Welcome to the Choosing Ceremony
“Welcome to the Choosing Ceremony. Welcome to the day we honor the democratic philosophy of our ancestors, which tells us that every man has the right to choose his own way in this world.
. . . .
“Our dependents are now sixteen. They stand on the precipice of adulthood, and it is now up to them to decide what kind of people they will be . . . . Decades ago our ancestors realized that it was not political ideology, religious belief, race, or nationalism that is to blame for a warring world. Rather, they determined that it was the fault of human personality–of humankind’s inclination toward evil, in whatever form that is. They divided into factions that sought to eradicate those qualities they believed responsible for the world’s disarray.”
[I]t is now up to them to decide what kind of people they will be.
“Those who blamed aggression formed Amity.”
“The Amity exchange smiles. They are dressed comfortably, in red or yellow. Every time I see them, they seem kind, loving, free. But joining them has never been an option for me.”
“Those who blamed ignorance became the Erudite.”
“And when they clear out [my brother Caleb’s] room, what will they discover? I imagine books jammed between the dresser and the wall, books under his mattress. The Erudite thirst for knowledge filling all the hidden places in his room.”
. . . .
“A long time ago, Erudite pursued knowledge and ingenuity for the sake of doing good. Now they pursue knowledge and ingenuity with greed in their hearts.”
“Those who blamed duplicity created Candor.”
“The Candor man wears a black suit with a white tie–Candor standard uniform. Their faction values honesty and sees the truth as black and white, so that is what they wear.”
“Those who blamed selfishness made Abnegation.”
“The houses on my street are all the same size and shape. They are made of gray cement, with few windows, in economical, no-nonsense rectangles. Their lawns are crabgrass and their mailboxes are dull metal. To some the sight might be gloomy, but to me their simplicity is comforting.
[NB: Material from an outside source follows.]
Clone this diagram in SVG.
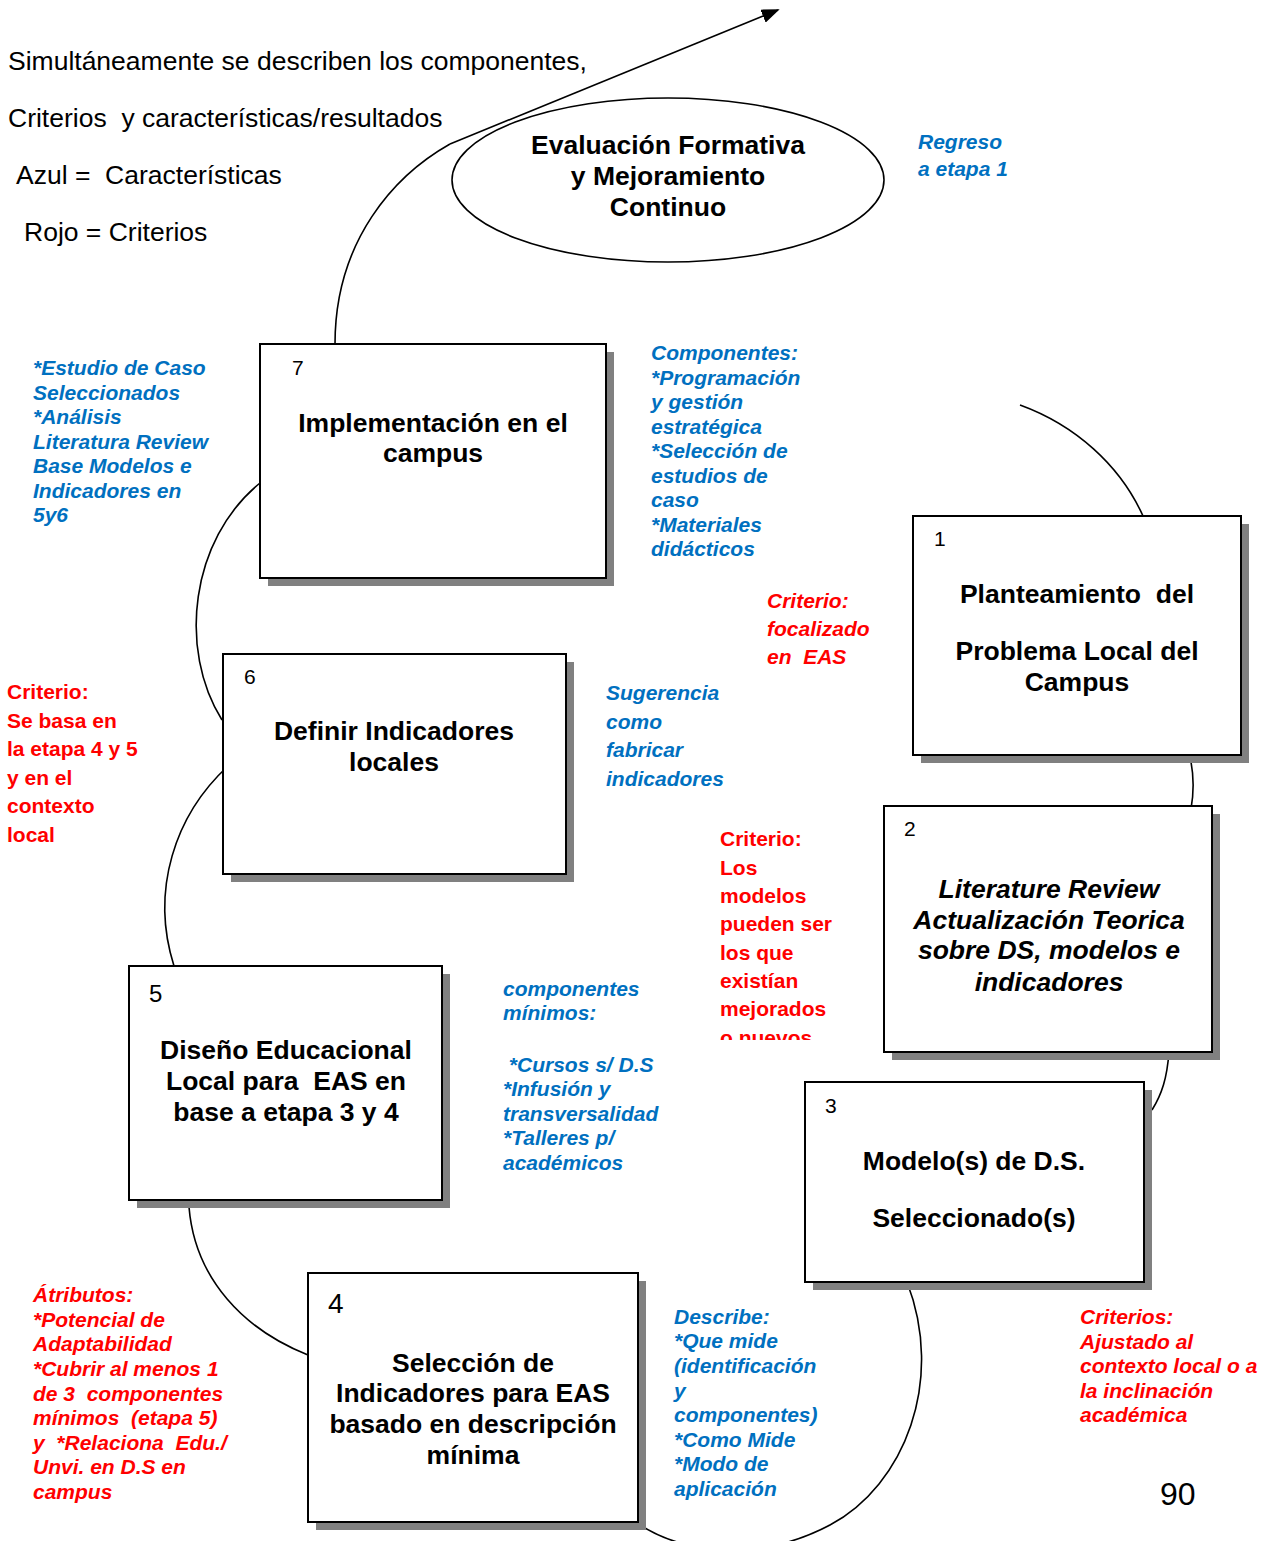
<svg xmlns="http://www.w3.org/2000/svg" width="1278" height="1541" viewBox="0 0 1278 1541">
<style>
.lg{font-family:"Liberation Sans",Arial,sans-serif;font-size:26.5px;fill:#000}
.bx{font-family:"Liberation Sans",Arial,sans-serif;font-size:26.5px;font-weight:bold;fill:#000;text-anchor:middle}
.bxi{font-style:italic}
.num{font-family:"Liberation Sans",Arial,sans-serif;font-size:21px;fill:#000}
.blue{font-family:"Liberation Sans",Arial,sans-serif;font-size:21px;font-weight:bold;font-style:italic;fill:#0070C0}
.red{font-family:"Liberation Sans",Arial,sans-serif;font-size:21px;font-weight:bold;fill:#FF0000}
.redi{font-style:italic}
.box{fill:#fff;stroke:#000;stroke-width:2}
.shadow{fill:#808080}
.conn{fill:none;stroke:#000;stroke-width:1.6}
</style>
<defs>
<marker id="arrow" viewBox="0 0 10 10" refX="9" refY="5" markerWidth="18" markerHeight="14" markerUnits="userSpaceOnUse" orient="auto" preserveAspectRatio="none">
<path d="M0,0 L10,5 L0,10 z" fill="#000"/>
</marker>
<clipPath id="clipLos"><rect x="700" y="820" width="180" height="220"/></clipPath>
</defs>
<rect width="1278" height="1541" fill="#fff"/>

<g id="connectors">
<path class="conn" d="M 335 344 C 335 240, 395 175, 450 144"/>
<line class="conn" x1="450" y1="144" x2="778" y2="10" marker-end="url(#arrow)"/>
<path class="conn" d="M 260 483 C 190 540, 178 650, 222 720"/>
<path class="conn" d="M 228 766 C 175 815, 150 890, 174 966"/>
<path class="conn" d="M 189 1207 C 195 1280, 245 1330, 308 1355"/>
<path class="conn" d="M 630 1518 C 680 1556, 760 1562, 830 1525 C 905 1485, 945 1380, 907 1282"/>
<path class="conn" d="M 1169 1052 C 1167 1078, 1162 1094, 1152 1110"/>
<path class="conn" d="M 1189 753 C 1194 772, 1194 792, 1191 809"/>
<path class="conn" d="M 1020 405 C 1075 425, 1120 465, 1143 516"/>
</g>

<g id="legend">
<text class="lg" x="8" y="70">Simultáneamente se describen los componentes,</text>
<text class="lg" x="8" y="127" xml:space="preserve">Criterios  y características/resultados</text>
<text class="lg" x="16" y="184" xml:space="preserve">Azul =  Características</text>
<text class="lg" x="24" y="241">Rojo = Criterios</text>
</g>

<g id="node-evaluacion">
<ellipse cx="668" cy="180" rx="216" ry="82" fill="#fff" stroke="#000" stroke-width="1.6"/>
<text class="bx" x="668" y="154">Evaluación Formativa</text>
<text class="bx" x="668" y="185">y Mejoramiento</text>
<text class="bx" x="668" y="216">Continuo</text>
</g>

<g id="note-regreso">
<text class="blue" x="918" y="149">Regreso</text>
<text class="blue" x="918" y="176">a etapa 1</text>
</g>

<g id="node-7">
<rect class="shadow" x="268" y="352" width="346" height="234"/>
<rect class="box" x="260" y="344" width="346" height="234"/>
<text class="num" x="292" y="375">7</text>
<text class="bx" x="433" y="432">Implementación en el</text>
<text class="bx" x="433" y="462">campus</text>
</g>

<g id="note-estudio">
<text class="blue" x="33" y="375">*Estudio de Caso</text>
<text class="blue" x="33" y="399.5">Seleccionados</text>
<text class="blue" x="33" y="424">*Análisis</text>
<text class="blue" x="33" y="448.5">Literatura Review</text>
<text class="blue" x="33" y="473">Base Modelos e</text>
<text class="blue" x="33" y="497.5">Indicadores en</text>
<text class="blue" x="33" y="522">5y6</text>
</g>

<g id="note-componentes">
<text class="blue" x="651" y="360">Componentes:</text>
<text class="blue" x="651" y="384.5">*Programación</text>
<text class="blue" x="651" y="409">y gestión</text>
<text class="blue" x="651" y="433.5">estratégica</text>
<text class="blue" x="651" y="458">*Selección de</text>
<text class="blue" x="651" y="482.5">estudios de</text>
<text class="blue" x="651" y="507">caso</text>
<text class="blue" x="651" y="531.5">*Materiales</text>
<text class="blue" x="651" y="556">didácticos</text>
</g>

<g id="note-focalizado">
<text class="red redi" x="767" y="608">Criterio:</text>
<text class="red redi" x="767" y="636">focalizado</text>
<text class="red redi" x="767" y="664" xml:space="preserve">en  EAS</text>
</g>

<g id="node-1">
<rect class="shadow" x="921" y="524" width="328" height="239"/>
<rect class="box" x="913" y="516" width="328" height="239"/>
<text class="num" x="934" y="546">1</text>
<text class="bx" x="1077" y="603" xml:space="preserve">Planteamiento  del</text>
<text class="bx" x="1077" y="660">Problema Local del</text>
<text class="bx" x="1077" y="691">Campus</text>
</g>

<g id="node-6">
<rect class="shadow" x="231" y="662" width="343" height="220"/>
<rect class="box" x="223" y="654" width="343" height="220"/>
<text class="num" x="244" y="684">6</text>
<text class="bx" x="394" y="740">Definir Indicadores</text>
<text class="bx" x="394" y="771">locales</text>
</g>

<g id="note-sebasa">
<text class="red" x="7" y="699">Criterio:</text>
<text class="red" x="7" y="727.5">Se basa en</text>
<text class="red" x="7" y="756">la etapa 4 y 5</text>
<text class="red" x="7" y="784.5">y en el</text>
<text class="red" x="7" y="813">contexto</text>
<text class="red" x="7" y="841.5">local</text>
</g>

<g id="note-sugerencia">
<text class="blue" x="606" y="700">Sugerencia</text>
<text class="blue" x="606" y="728.5">como</text>
<text class="blue" x="606" y="757">fabricar</text>
<text class="blue" x="606" y="785.5">indicadores</text>
</g>

<g id="note-modelos" clip-path="url(#clipLos)">
<text class="red" x="720" y="846">Criterio:</text>
<text class="red" x="720" y="874.5">Los</text>
<text class="red" x="720" y="903">modelos</text>
<text class="red" x="720" y="931">pueden ser</text>
<text class="red" x="720" y="959.5">los que</text>
<text class="red" x="720" y="987.5">existían</text>
<text class="red" x="720" y="1016">mejorados</text>
<text class="red" x="720" y="1044.5">o nuevos</text>
</g>

<g id="node-2">
<rect class="shadow" x="892" y="814" width="328" height="246"/>
<rect class="box" x="884" y="806" width="328" height="246"/>
<text class="num" x="904" y="836">2</text>
<text class="bx bxi" x="1049" y="898">Literature Review</text>
<text class="bx bxi" x="1049" y="929">Actualización Teorica</text>
<text class="bx bxi" x="1049" y="959">sobre DS, modelos e</text>
<text class="bx bxi" x="1049" y="991">indicadores</text>
</g>

<g id="node-5">
<rect class="shadow" x="137" y="974" width="313" height="234"/>
<rect class="box" x="129" y="966" width="313" height="234"/>
<text class="num" x="149" y="1002" style="font-size:24px">5</text>
<text class="bx" x="286" y="1059">Diseño Educacional</text>
<text class="bx" x="286" y="1090" xml:space="preserve">Local para  EAS en</text>
<text class="bx" x="286" y="1121">base a etapa 3 y 4</text>
</g>

<g id="note-minimos">
<text class="blue" x="503" y="996">componentes</text>
<text class="blue" x="503" y="1020">mínimos:</text>
<text class="blue" x="503" y="1072" xml:space="preserve"> *Cursos s/ D.S</text>
<text class="blue" x="503" y="1096">*Infusión y</text>
<text class="blue" x="503" y="1121">transversalidad</text>
<text class="blue" x="503" y="1145">*Talleres p/</text>
<text class="blue" x="503" y="1170">académicos</text>
</g>

<g id="node-3">
<rect class="shadow" x="813" y="1090" width="339" height="200"/>
<rect class="box" x="805" y="1082" width="339" height="200"/>
<text class="num" x="825" y="1113">3</text>
<text class="bx" x="974" y="1170">Modelo(s) de D.S.</text>
<text class="bx" x="974" y="1227">Seleccionado(s)</text>
</g>

<g id="node-4">
<rect class="shadow" x="316" y="1281" width="330" height="249"/>
<rect class="box" x="308" y="1273" width="330" height="249"/>
<text class="num" x="328" y="1313" style="font-size:28px">4</text>
<text class="bx" x="473" y="1372">Selección de</text>
<text class="bx" x="473" y="1402">Indicadores para EAS</text>
<text class="bx" x="473" y="1433">basado en descripción</text>
<text class="bx" x="473" y="1464">mínima</text>
</g>

<g id="note-atributos">
<text class="red redi" x="33" y="1302">Átributos:</text>
<text class="red redi" x="33" y="1327">*Potencial de</text>
<text class="red redi" x="33" y="1351">Adaptabilidad</text>
<text class="red redi" x="33" y="1376">*Cubrir al menos 1</text>
<text class="red redi" x="33" y="1401" xml:space="preserve">de 3  componentes</text>
<text class="red redi" x="33" y="1425" xml:space="preserve">mínimos  (etapa 5)</text>
<text class="red redi" x="33" y="1450" xml:space="preserve">y  *Relaciona  Edu./</text>
<text class="red redi" x="33" y="1474">Unvi. en D.S en</text>
<text class="red redi" x="33" y="1499">campus</text>
</g>

<g id="note-describe">
<text class="blue" x="674" y="1324">Describe:</text>
<text class="blue" x="674" y="1348">*Que mide</text>
<text class="blue" x="674" y="1373">(identificación</text>
<text class="blue" x="674" y="1398">y</text>
<text class="blue" x="674" y="1422">componentes)</text>
<text class="blue" x="674" y="1447">*Como Mide</text>
<text class="blue" x="674" y="1471">*Modo de</text>
<text class="blue" x="674" y="1496">aplicación</text>
</g>

<g id="note-criterios">
<text class="red redi" x="1080" y="1324">Criterios:</text>
<text class="red redi" x="1080" y="1349">Ajustado al</text>
<text class="red redi" x="1080" y="1373">contexto local o a</text>
<text class="red redi" x="1080" y="1398">la inclinación</text>
<text class="red redi" x="1080" y="1422">académica</text>
</g>

<g id="page-number">
<text class="lg" x="1160" y="1505" style="font-size:32px">90</text>
</g>
</svg>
If we have little, and want for little, and we are all equal, we envy no one.
“The reason for the simplicity isn’t disdain for uniqueness, as the other factions have sometimes interpreted it. Everything–our houses, our clothes, our hairstyles–is meant to help us forget ourselves and to protect us from vanity, greed, and envy, which are just forms of selfishness. If we have little, and want for little, and we are all equal, we envy no one.
“I try to love it.”
. . . .
“I blame selfishness; I do.”
. . . .
“But I am not selfless enough. Sixteen years of trying and I am not enough.”
“And those who blamed cowardice were the Dauntless.”
“In front of [the school] is a large metal sculpture that the Dauntless climb after school, daring each other to go higher and higher. Last year I watched one of them fall and break her leg.”
. . . .
“At exactly 7:25, the Dauntless prove their bravery by jumping from a moving train.
“My father calls the Dauntless ‘hellions.’ They are pierced, tattooed, and black clothed. Their primary purpose is to guard the fence that surrounds our city. From what, I don’t know.”
Choose your faction!
“In the last circle are five metal bowls so large they could hold my entire body, if I curled up. Each one contains a substance that represents each faction: gray stones for Abnegation, water for Erudite, earth for Amity, lit coals for Dauntless, and glass for Candor.
I will cut into my hand and sprinkle my blood into the bowl of the faction I choose.
“When Marcus calls my name, I will walk to the center of the three circles. I will not speak. He will offer me a knife. I will cut into my hand and sprinkle my blood into the bowl of the faction I choose.”
Which faction will you choose?
Choose one of the five factions. Choose your tribe. How will you decide?